▶ _Source data_
================================
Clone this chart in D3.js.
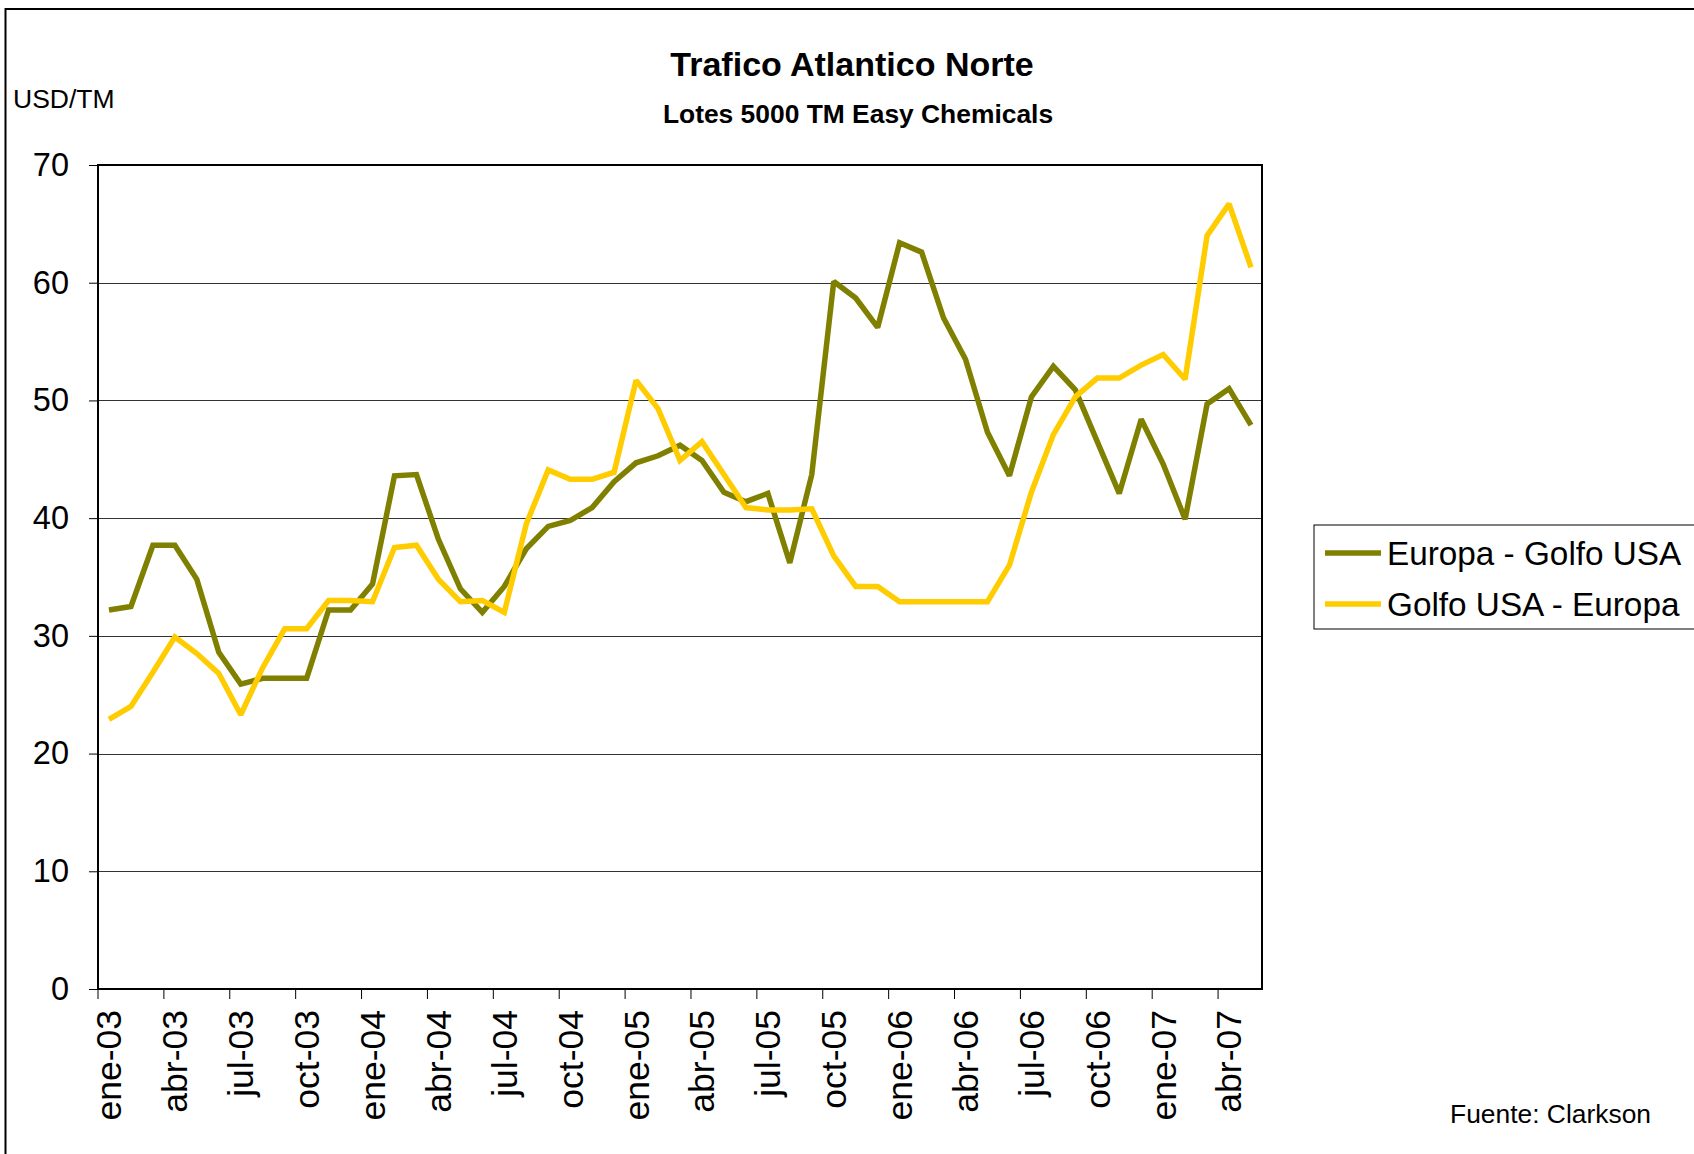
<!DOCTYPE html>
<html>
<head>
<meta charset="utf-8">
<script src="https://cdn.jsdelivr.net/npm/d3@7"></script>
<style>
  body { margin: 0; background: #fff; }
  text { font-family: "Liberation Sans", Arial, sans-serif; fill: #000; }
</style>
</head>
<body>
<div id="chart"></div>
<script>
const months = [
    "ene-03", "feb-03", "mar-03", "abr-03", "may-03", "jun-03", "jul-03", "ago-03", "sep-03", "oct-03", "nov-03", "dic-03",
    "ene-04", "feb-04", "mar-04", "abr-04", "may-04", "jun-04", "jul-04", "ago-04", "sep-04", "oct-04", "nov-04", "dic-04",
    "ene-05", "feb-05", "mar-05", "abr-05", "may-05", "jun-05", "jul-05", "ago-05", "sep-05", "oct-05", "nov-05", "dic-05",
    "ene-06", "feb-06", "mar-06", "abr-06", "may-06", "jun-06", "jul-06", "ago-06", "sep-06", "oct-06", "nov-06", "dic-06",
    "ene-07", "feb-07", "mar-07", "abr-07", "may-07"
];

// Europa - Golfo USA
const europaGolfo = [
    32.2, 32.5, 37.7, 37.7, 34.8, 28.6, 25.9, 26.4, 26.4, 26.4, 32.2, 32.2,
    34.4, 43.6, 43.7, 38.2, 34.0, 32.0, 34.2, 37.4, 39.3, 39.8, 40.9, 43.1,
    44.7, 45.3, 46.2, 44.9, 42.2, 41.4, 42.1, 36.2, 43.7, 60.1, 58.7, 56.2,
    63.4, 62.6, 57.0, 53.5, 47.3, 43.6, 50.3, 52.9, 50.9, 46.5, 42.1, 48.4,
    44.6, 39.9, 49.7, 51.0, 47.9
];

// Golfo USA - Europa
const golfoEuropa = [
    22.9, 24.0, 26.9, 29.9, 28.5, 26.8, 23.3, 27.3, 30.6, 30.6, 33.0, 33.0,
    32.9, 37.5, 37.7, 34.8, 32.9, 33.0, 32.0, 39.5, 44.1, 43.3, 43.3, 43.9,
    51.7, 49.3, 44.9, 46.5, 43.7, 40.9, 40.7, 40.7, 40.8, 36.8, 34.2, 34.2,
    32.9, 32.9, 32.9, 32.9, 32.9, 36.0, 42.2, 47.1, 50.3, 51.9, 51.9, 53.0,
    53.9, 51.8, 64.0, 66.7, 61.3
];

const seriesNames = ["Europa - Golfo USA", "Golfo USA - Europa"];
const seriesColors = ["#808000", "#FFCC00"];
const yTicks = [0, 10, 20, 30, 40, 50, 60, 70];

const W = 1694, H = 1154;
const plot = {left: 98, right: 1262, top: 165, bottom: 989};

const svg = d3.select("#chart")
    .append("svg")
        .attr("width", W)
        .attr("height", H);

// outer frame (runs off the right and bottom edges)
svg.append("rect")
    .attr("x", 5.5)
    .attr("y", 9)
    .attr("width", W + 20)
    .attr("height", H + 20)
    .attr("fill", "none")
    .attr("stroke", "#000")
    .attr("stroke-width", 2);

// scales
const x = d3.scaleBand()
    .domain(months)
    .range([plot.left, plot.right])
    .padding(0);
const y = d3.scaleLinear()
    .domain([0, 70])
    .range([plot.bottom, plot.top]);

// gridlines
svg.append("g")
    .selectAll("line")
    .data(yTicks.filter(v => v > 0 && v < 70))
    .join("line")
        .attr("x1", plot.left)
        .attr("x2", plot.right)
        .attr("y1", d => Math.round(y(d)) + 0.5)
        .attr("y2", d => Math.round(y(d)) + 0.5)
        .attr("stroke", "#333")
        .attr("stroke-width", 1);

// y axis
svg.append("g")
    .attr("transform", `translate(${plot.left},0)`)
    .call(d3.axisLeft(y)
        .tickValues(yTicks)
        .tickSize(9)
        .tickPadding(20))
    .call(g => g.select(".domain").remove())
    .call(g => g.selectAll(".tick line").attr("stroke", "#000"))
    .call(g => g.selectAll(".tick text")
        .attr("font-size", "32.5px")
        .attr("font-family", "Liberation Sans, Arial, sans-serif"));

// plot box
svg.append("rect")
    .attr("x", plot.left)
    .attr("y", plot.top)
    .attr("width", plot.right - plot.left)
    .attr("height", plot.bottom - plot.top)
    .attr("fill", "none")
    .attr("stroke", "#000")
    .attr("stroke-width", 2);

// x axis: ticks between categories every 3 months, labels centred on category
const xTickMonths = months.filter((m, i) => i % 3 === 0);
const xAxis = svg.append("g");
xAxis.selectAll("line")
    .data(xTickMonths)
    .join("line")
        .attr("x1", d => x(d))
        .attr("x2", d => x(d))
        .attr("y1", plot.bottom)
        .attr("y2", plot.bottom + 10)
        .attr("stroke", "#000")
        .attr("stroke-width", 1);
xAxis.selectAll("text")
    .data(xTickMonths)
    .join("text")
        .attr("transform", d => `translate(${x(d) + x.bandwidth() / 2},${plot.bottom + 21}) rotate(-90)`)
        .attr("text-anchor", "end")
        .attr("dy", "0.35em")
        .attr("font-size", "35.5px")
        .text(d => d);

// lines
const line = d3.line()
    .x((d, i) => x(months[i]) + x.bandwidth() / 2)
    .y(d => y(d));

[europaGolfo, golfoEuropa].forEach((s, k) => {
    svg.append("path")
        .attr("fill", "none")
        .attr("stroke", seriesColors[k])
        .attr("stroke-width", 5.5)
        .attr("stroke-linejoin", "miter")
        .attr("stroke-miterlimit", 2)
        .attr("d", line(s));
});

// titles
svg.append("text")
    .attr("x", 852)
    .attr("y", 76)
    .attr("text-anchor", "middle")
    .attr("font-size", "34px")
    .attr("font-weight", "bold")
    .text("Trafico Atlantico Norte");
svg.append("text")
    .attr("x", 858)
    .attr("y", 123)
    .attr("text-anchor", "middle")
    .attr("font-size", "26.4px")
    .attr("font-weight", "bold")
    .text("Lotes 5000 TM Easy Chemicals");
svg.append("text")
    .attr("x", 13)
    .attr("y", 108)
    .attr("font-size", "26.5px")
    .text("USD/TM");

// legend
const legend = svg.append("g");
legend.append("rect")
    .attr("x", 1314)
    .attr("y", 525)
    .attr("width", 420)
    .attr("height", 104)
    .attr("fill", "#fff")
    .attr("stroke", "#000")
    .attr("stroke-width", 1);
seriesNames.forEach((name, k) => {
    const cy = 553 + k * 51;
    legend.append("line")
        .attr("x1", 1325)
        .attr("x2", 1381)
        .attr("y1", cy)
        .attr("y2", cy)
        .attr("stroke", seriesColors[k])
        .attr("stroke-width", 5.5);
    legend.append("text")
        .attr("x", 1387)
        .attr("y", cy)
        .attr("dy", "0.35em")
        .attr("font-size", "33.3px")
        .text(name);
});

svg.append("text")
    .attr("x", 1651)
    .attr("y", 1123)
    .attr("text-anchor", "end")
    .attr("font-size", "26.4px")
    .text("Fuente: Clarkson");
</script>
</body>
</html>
================================
▶ _What you are asked to do_
Identify each line containing the string "chart" and copy it out.

▶ _The solution_
Clone this chart in D3.js.
<div id="chart"></div>
const svg = d3.select("#chart")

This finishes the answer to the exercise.